Usually the upper atmosphere's winds push and pull hurricanes north or west or at least somewhere. They are so powerful that they dictate where these big storms go.
But the steering currents at 18,000 feet above ground have just ground to a halt. They are not moving, so neither is Dorian.
After reaching record-tying wind speeds on landfall in the Bahamas, the storm just stalled. Its eyewall first hit Grand Bahama Island Sunday night, and 18 hours later part of the eye still lingered there, meteorologists said. The hurricane center late Monday called the storm "stationary" after several hours of crawling at 1 mph (1.6 kph).
"This is unprecedented," said Jeff Masters, meteorology director at Weather Underground who used to fly into hurricanes. "We've never had a Category 5 stall for so long in the Atlantic hurricane record."
What's happening — or more aptly, not happening — has been an ongoing battle between high pressure systems that push storms and low pressure systems that pull them.
A high pressure system in Bermuda has been acting like a wall, keeping Dorian from heading north. But a low pressure trough moving east from the Midwest has eroded that high and is trying to pull Dorian north. Those two weather systems "are fighting it out and neither is winning," Masters said.
There's just no flow pushing it anywhere. Think of it like a tiny paper boat or a pebble in a stagnant pond, which just doesn't move, said Colorado State University hurricane researcher Phil Klotzbach.

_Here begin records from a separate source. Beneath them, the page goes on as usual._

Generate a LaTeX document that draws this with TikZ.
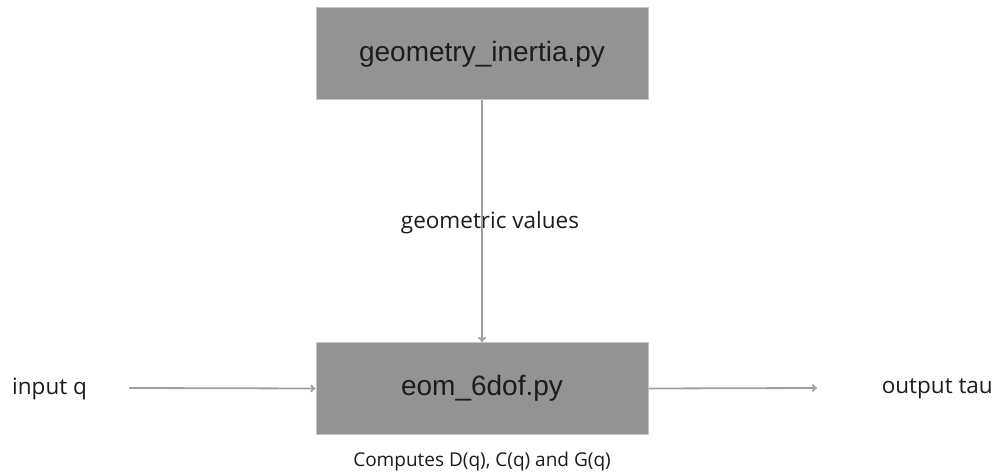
\documentclass[tikz,border=0pt]{standalone}
\usepackage{fontspec}
\setmainfont{Liberation Sans}
\newfontfamily\labelfont{Open Sans}
\usetikzlibrary{arrows.meta}
\definecolor{boxfill}{HTML}{939393}
\definecolor{boxline}{HTML}{C4C4C4}
\definecolor{conn}{HTML}{A0A0A0}
\definecolor{ink}{HTML}{1C1C1C}
\begin{document}
\begin{tikzpicture}[x=1pt,y=-1pt,
  filebox/.style={draw=boxline, fill=boxfill, line width=1pt, minimum width=332pt, minimum height=92pt, inner sep=0pt, text=ink, font=\fontsize{28}{32}\selectfont},
  lbl/.style={text=ink, inner sep=0pt, font=\labelfont\fontsize{22.5}{26}\selectfont},
  conn/.style={draw=conn, line width=1.8pt, -{To[length=5pt,width=8pt]}}]
\useasboundingbox (0,0) rectangle (996,473);
\node[filebox] (geo) at (482,54) {geometry\_inertia.py};
\node[filebox] (eom) at (482,388.5) {eom\_6dof.py};
\node[lbl, anchor=west] (in) at (12,389) {input q};
\node[lbl, anchor=east] (out) at (993,389) {output tau};
\node[lbl] (gv) at (490,223) {geometric values};
\node[lbl, font=\labelfont\fontsize{19}{22}\selectfont] (cap) at (482,462) {Computes D(q), C(q) and G(q)};
\coordinate (inA) at (129,388);
\coordinate (outB) at (817,388);
\draw[conn] (geo.south) -- (eom.north);
\draw[conn] (inA) -- (eom.west);
\draw[conn] (eom.east) -- (outB);
\end{tikzpicture}
\end{document}
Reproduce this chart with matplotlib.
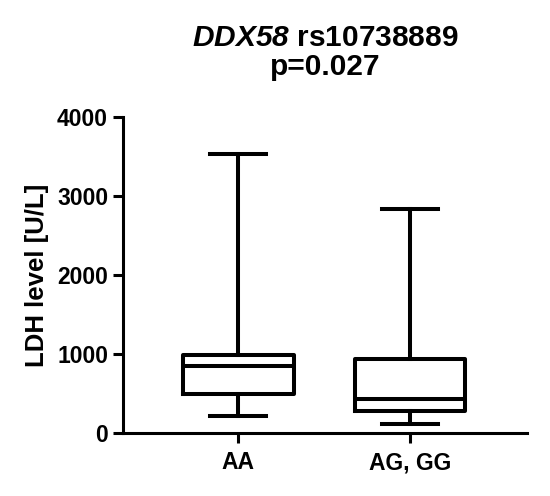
import matplotlib
matplotlib.use("Agg")
import matplotlib.pyplot as plt

plt.rcParams['font.family'] = ['Liberation Sans', 'DejaVu Sans']
plt.rcParams['mathtext.fontset'] = 'custom'
plt.rcParams['mathtext.it'] = 'Liberation Sans:italic:bold'
plt.rcParams['mathtext.rm'] = 'Liberation Sans:italic:bold'

categories = ["AA", "AG, GG"]
whislo = [210, 110]
q1 = [497, 274]
median = [842, 429]
q3 = [990, 930]
whishi = [3525, 2834]
yticks = [0, 1000, 2000, 3000, 4000]

fig = plt.figure(figsize=(5.5, 4.96), dpi=100)
ax = fig.add_axes([0.2236, 0.127, 0.7345, 0.6377])

stats = []
for i, c in enumerate(categories):
    stats.append(dict(label=c, whislo=whislo[i], q1=q1[i], med=median[i],
                      q3=q3[i], whishi=whishi[i], fliers=[]))

lw = 2.9
ax.bxp(stats, positions=[0, 1], widths=0.645, capwidths=0.325, showfliers=False,
       boxprops=dict(color='black', linewidth=lw),
       medianprops=dict(color='black', linewidth=lw),
       whiskerprops=dict(color='black', linewidth=lw),
       capprops=dict(color='black', linewidth=lw))

ax.set_xlim(-0.67, 1.68)
ax.set_ylim(0, 4000)
ax.set_yticks(yticks)
ax.set_yticklabels([str(t) for t in yticks])
ax.set_xticks([0, 1])
ax.set_xticklabels(categories)

for s in ['top', 'right']:
    ax.spines[s].set_visible(False)
for s in ['left', 'bottom']:
    ax.spines[s].set_linewidth(2.2)

ax.tick_params(axis='both', width=2.2, length=7.2, labelsize=16.5)
ax.tick_params(axis='y', pad=3.5)
ax.tick_params(axis='x', pad=6)
for lab in ax.get_xticklabels() + ax.get_yticklabels():
    lab.set_fontweight('bold')

ax.set_ylabel("LDH level [U/L]", fontsize=18.5, fontweight='bold', labelpad=6)
ax.set_title(r"$\it{DDX58}$ rs10738889" + "\np=0.027", fontsize=21.5,
             fontweight='bold', linespacing=1.05, pad=30)

fig.savefig("out.png", dpi=100)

Air — high off the ground and closer to where people live — is often stagnant in the summer and this is an extreme version of that, Masters said.

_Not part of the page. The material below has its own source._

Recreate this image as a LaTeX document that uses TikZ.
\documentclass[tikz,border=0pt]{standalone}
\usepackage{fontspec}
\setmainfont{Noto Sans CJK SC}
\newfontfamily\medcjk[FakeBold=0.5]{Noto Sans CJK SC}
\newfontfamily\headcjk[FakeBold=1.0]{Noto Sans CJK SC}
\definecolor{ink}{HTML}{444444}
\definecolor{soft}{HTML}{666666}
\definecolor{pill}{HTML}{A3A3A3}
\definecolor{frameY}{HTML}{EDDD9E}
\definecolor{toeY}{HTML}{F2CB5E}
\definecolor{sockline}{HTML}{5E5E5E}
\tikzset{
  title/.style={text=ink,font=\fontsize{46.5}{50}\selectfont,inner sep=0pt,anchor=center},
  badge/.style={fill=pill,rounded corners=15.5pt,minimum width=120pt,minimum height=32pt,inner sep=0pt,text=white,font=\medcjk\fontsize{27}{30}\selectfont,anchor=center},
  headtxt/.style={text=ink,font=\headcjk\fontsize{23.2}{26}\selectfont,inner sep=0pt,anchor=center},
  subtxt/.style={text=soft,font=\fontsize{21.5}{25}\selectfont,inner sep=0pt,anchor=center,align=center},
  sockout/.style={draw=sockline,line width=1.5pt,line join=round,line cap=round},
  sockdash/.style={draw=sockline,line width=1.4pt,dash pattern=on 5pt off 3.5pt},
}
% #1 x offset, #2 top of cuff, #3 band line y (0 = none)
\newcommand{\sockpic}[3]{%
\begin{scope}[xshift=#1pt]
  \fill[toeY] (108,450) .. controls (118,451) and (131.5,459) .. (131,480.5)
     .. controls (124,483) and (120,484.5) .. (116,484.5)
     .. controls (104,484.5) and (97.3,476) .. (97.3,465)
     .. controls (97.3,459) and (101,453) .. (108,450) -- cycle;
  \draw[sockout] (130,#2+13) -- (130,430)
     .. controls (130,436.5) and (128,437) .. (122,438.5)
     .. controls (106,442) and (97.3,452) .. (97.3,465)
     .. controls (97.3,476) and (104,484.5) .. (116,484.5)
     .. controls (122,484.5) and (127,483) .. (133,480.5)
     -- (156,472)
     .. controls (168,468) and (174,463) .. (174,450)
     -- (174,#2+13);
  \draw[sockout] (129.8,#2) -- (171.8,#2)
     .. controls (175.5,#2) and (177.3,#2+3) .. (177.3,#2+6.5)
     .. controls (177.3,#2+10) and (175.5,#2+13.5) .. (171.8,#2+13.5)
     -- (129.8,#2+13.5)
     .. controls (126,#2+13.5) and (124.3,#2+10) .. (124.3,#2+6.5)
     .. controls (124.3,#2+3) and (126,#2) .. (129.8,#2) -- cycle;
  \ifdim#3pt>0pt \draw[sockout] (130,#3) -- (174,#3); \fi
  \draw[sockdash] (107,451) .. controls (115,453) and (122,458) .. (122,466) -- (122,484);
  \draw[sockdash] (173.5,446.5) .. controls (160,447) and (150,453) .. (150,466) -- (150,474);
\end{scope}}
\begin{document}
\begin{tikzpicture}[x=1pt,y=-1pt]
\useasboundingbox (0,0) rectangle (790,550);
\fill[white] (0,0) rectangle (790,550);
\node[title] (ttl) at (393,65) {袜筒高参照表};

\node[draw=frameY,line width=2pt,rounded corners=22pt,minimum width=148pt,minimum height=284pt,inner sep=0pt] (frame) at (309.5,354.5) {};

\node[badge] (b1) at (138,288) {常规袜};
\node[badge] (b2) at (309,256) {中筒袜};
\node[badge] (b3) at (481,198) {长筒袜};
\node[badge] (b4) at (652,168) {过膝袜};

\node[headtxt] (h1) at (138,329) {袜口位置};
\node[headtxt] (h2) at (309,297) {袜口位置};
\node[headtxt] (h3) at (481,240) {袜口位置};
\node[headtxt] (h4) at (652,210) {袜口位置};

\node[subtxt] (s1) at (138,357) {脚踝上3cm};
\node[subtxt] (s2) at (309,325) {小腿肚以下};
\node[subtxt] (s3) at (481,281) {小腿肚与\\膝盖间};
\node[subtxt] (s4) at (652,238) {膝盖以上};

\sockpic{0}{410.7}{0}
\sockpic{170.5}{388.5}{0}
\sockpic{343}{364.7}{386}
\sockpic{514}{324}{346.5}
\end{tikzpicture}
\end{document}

In 2017, Hurricane Harvey got stuck when steering currents collapsed, absolutely drenching Houston, but that wasn't as powerful a storm as Dorian, Klotzbach said.
Usually hurricanes that don't move eventually kill themselves because they churn up colder water from deep below the surface and storms need warm water as fuel, Masters said.
"It's got to keep moving," Masters said.
But the Bahamas and the Gulf Stream are one of the few places where warm water runs so deep. Stalling isn't as much of a death sentence there as elsewhere, but it will still weaken the storm a bit, which is good for Florida and the U.S. East Coast, Klotzbach said.
And the longer Dorian stalls in the Bahamas, the more the low pressure system has a chance to erode the high pressure and pull the hurricane north and away from Florida, Masters said.